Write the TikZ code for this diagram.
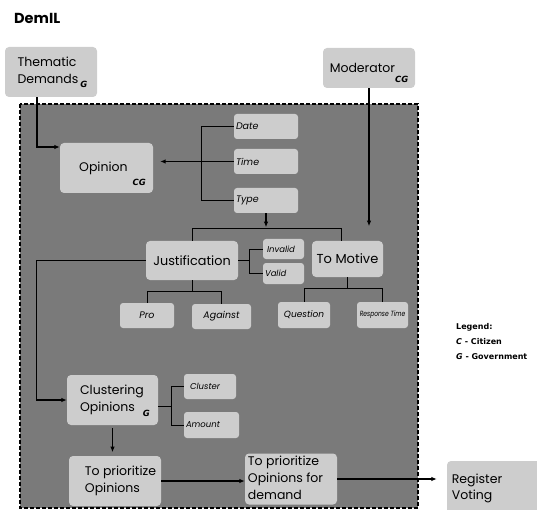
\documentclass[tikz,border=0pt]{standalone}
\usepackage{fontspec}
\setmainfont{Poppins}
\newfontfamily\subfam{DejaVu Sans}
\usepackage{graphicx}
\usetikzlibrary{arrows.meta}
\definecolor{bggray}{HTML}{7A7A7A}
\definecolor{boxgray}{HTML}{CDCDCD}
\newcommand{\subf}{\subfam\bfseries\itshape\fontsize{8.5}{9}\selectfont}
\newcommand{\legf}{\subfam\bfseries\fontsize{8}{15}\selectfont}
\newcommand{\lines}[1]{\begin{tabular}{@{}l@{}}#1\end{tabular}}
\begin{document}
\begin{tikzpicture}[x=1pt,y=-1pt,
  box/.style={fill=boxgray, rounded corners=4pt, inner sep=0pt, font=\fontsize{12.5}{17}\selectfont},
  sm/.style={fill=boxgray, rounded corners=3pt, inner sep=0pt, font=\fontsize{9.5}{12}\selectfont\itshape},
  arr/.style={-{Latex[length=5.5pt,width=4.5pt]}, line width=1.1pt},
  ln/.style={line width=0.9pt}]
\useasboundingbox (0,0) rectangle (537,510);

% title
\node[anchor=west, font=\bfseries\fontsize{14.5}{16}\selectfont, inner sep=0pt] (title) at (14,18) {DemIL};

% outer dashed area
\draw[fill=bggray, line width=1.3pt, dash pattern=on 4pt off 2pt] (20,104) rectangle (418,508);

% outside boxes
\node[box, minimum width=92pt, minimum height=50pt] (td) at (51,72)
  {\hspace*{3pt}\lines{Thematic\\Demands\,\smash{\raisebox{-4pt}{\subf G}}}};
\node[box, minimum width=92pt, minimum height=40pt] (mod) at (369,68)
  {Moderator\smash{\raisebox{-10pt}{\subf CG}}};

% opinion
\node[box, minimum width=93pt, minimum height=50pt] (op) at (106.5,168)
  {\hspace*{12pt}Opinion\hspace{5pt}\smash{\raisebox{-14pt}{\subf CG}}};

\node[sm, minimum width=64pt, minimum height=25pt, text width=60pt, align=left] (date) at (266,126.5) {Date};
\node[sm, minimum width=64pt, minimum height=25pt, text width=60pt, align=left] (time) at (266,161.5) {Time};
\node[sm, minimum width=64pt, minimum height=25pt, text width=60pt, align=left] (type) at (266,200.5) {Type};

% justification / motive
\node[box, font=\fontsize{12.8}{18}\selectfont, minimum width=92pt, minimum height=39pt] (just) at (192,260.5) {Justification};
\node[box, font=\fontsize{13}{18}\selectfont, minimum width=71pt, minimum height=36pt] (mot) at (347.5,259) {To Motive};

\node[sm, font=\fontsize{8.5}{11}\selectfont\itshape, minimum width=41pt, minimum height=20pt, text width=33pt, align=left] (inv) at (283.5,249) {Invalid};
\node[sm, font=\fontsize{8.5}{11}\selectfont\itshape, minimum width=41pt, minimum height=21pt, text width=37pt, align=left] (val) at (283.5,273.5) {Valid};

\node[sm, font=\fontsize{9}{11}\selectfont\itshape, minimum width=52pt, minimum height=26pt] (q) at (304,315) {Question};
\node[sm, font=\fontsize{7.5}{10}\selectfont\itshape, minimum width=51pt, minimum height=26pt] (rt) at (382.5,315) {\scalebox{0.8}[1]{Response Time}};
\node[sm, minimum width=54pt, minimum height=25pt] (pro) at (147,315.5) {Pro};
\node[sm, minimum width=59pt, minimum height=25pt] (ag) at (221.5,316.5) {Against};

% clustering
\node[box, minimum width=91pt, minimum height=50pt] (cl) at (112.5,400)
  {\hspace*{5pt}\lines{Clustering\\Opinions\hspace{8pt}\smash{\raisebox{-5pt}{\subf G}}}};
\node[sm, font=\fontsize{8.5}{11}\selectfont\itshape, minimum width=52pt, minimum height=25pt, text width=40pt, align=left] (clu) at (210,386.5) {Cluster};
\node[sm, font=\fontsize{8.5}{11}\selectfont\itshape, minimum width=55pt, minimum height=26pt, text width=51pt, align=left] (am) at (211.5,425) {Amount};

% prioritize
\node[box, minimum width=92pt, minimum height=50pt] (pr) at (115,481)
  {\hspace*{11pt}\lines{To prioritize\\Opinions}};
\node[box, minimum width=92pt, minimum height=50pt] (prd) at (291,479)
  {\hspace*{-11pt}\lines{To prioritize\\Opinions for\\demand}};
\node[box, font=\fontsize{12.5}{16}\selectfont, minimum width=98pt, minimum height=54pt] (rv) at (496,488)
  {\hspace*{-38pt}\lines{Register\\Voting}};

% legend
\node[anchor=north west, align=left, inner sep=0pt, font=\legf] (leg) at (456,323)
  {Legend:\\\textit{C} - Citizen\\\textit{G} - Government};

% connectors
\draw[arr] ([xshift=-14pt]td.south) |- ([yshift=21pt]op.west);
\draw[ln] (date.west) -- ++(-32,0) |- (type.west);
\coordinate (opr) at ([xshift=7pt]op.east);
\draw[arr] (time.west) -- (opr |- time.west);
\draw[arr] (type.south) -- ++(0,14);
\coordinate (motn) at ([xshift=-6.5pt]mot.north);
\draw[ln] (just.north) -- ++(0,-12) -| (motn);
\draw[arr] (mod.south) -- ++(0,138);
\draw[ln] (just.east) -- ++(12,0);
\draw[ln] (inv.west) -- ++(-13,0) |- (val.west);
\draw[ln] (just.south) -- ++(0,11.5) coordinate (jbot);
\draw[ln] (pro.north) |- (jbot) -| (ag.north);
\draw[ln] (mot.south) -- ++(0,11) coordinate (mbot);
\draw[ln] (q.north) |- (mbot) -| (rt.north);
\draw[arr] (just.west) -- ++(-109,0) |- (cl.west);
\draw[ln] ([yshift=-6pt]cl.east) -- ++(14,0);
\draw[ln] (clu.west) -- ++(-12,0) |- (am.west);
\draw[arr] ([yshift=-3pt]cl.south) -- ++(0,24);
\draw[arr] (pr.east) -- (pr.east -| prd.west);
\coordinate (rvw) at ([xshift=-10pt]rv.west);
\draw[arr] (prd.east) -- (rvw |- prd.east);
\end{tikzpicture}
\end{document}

──────────────────────────────

§ **EXERCISE BRIEF**: From the first line above down to the line with "minimum width=71pt, minimum", reproduce every line and no others, omitting pictures.

§ **REPLY TO THE TASK**:
Write the TikZ code for this diagram.
\documentclass[tikz,border=0pt]{standalone}
\usepackage{fontspec}
\setmainfont{Poppins}
\newfontfamily\subfam{DejaVu Sans}
\usepackage{graphicx}
\usetikzlibrary{arrows.meta}
\definecolor{bggray}{HTML}{7A7A7A}
\definecolor{boxgray}{HTML}{CDCDCD}
\newcommand{\subf}{\subfam\bfseries\itshape\fontsize{8.5}{9}\selectfont}
\newcommand{\legf}{\subfam\bfseries\fontsize{8}{15}\selectfont}
\newcommand{\lines}[1]{\begin{tabular}{@{}l@{}}#1\end{tabular}}
\begin{document}
\begin{tikzpicture}[x=1pt,y=-1pt,
  box/.style={fill=boxgray, rounded corners=4pt, inner sep=0pt, font=\fontsize{12.5}{17}\selectfont},
  sm/.style={fill=boxgray, rounded corners=3pt, inner sep=0pt, font=\fontsize{9.5}{12}\selectfont\itshape},
  arr/.style={-{Latex[length=5.5pt,width=4.5pt]}, line width=1.1pt},
  ln/.style={line width=0.9pt}]
\useasboundingbox (0,0) rectangle (537,510);

% title
\node[anchor=west, font=\bfseries\fontsize{14.5}{16}\selectfont, inner sep=0pt] (title) at (14,18) {DemIL};

% outer dashed area
\draw[fill=bggray, line width=1.3pt, dash pattern=on 4pt off 2pt] (20,104) rectangle (418,508);

% outside boxes
\node[box, minimum width=92pt, minimum height=50pt] (td) at (51,72)
  {\hspace*{3pt}\lines{Thematic\\Demands\,\smash{\raisebox{-4pt}{\subf G}}}};
\node[box, minimum width=92pt, minimum height=40pt] (mod) at (369,68)
  {Moderator\smash{\raisebox{-10pt}{\subf CG}}};

% opinion
\node[box, minimum width=93pt, minimum height=50pt] (op) at (106.5,168)
  {\hspace*{12pt}Opinion\hspace{5pt}\smash{\raisebox{-14pt}{\subf CG}}};

\node[sm, minimum width=64pt, minimum height=25pt, text width=60pt, align=left] (date) at (266,126.5) {Date};
\node[sm, minimum width=64pt, minimum height=25pt, text width=60pt, align=left] (time) at (266,161.5) {Time};
\node[sm, minimum width=64pt, minimum height=25pt, text width=60pt, align=left] (type) at (266,200.5) {Type};

% justification / motive
\node[box, font=\fontsize{12.8}{18}\selectfont, minimum width=92pt, minimum height=39pt] (just) at (192,260.5) {Justification};
\node[box, font=\fontsize{13}{18}\selectfont, minimum width=71pt, minimum height=36pt] (mot) at (347.5,259) {To Motive};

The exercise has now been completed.